Vorig jaar onderzocht infrastructuurspecialist Verizon een incident bij een farmaceutisch bedrijf waarbij verkoopinformatie gelekt was naar de concurrent. Alle systemen werden onderzocht, maar een gat werd niet gevonden. Uiteindelijk bleek dat de informatie gepresenteerd was voor de eigen marketeers, middels een powerpoint-presentatie op een groot scherm, dat zichtbaar was vanuit de receptie.
‘Dan is het niet ons probleem', zijn ict-beveiligers geneigd te denken. Het lek was immers niet elektronisch. Van die gedachte zouden ze afmoeten. De grens tussen fysieke en digitale veiligheid is niet alleen kunstmatig, ze is ook aan het vervagen. Dat wordt vanuit de fysieke kant beter onderkend dan vanuit de ict.
Verschillende culturen
'Toen wij vorig jaar een deel van Lehman Brothers overnamen, was de integratie van de cctv-systemen een van de grootste problemen', vertelt Stephen Jackman, die bij de Barclays bank hoofd is van de afdeling 'global corporate security'. 'Daarom hebben we nu ook it'ers in ons team zitten.' De gesloten televisiecircuits zijn een cruciaal onderdeel van fysieke beveiliging. Tegenwoordig zijn de camera's steeds meer van wifi voorzien, met alle beveiligingsrisico's vandien. Jackman: 'Integratie van fysieke en ict-beveiliging vindt nog onvoldoende plaats. Soms is er een 'chief security officer', maar dat is vaak niet meer dan iemand met twee separate afdelingen onder zich.'
Een probleem hierbij is de totaal verschillende cultuur bij ict'ers en fysieke beveiligers. 'De disciplines zijn volwassen binnen hun eigen zuil', analyseert Martin Smith, voorzitter van de Security Awareness Special Interest Group, een Amerikaans overheidsorgaan dat integraal veiligheidsdenken wil bevorderen. 'Ze zullen echter moeten samengaan om te kunnen redeneren vanuit het belang van hun klanten. Die moeten nu namelijk het gat vullen dat tussen beide zuilen bestaat. '
Als voorbeeld noemt Jackman personeelsbeleid. Hij zit tegenwoordig in de sollicitatiecommissie voor de belangrijkste ict-beveiligingsposten, omdat daar traditioneel vooral gescreend werd op technische competentie, en niet op integriteitskwesties waar in de andere beveiligingstak de nadruk op ligt. Dat is belangrijk, omdat aanvallen van binnenuit weliswaar een minderheid vormen, maar dan wel de grootste schade aanrichten.
Beroerd
De noodzakelijke integratie van fysieke en ict-beveiliging was niet het enige punt waarop de ict'ers een spiegel voorgehouden kregen door diverse sprekers tijdens de vakbeurs Infosecurity 2009 in Londen. Ook naar de gebruikers moet beter geluisterd worden.

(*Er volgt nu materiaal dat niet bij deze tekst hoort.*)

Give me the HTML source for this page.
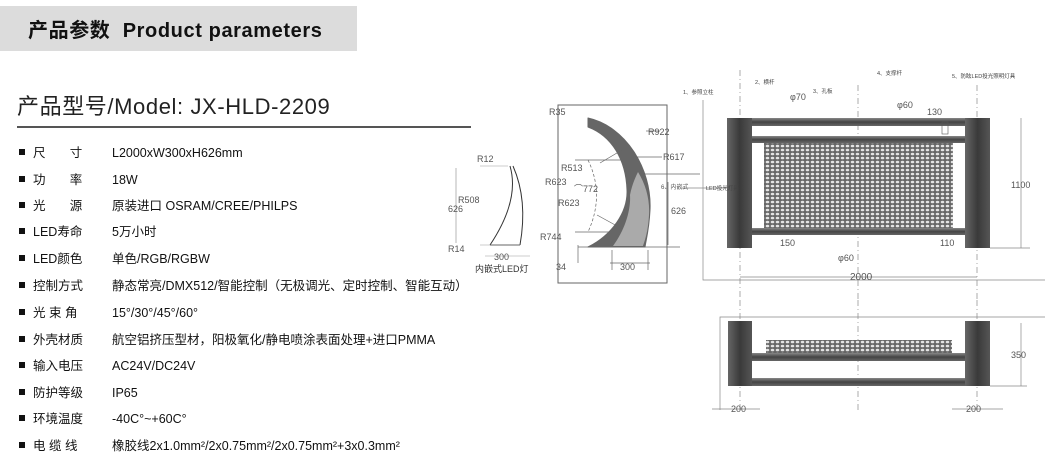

'Wij zijn niet de experts die weten welke informatie uitgewisseld mag worden', aldus Bart Vansevenant, directeur strategie bij Verizon. Hij pleitte voor een aanpak waarin de gebruikersbehoefte het uitgangspunt is, in plaats van het technische aanbod van de beveiligers. 'We doen het weliswaar goed op infrastructuur, maar beroerd op data.'
De bescherming van die data staat echter wel nummer één op het prioriteitenlijstje van bedrijven. Cybercriminelen zijn steeds effectiever bij het stelen ervan, en slaan daarbij totaal geen acht op de schotten die in de beveiligingsbranche tussen de disciplines staan. Zo duiken ze met speciaal ontwikkelde malware steeds gerichter in het gat tussen ict'ers en gebruikers. Onderzoek ('2009 Data Breach Investigations Report') van Verizon laat zien dat weliswaar slechts zeventien procent van de aanvallen complex genoemd mag worden, maar deze zijn wel verantwoordelijk voor 95 procent van het dataverlies. Driekwart van de aanvallen is bovendien gericht op een specifieke organisatie.
In Verizons onderzoek zitten echter niet de gevallen van verloren of gestolen laptops en usb-sticks, die in één keer buiten welke firewall dan ook om miljoenen records lekken. Cryptografie is een goede technische bescherming tegen dergelijk verlies, maar het is eigenlijk een lapmiddel.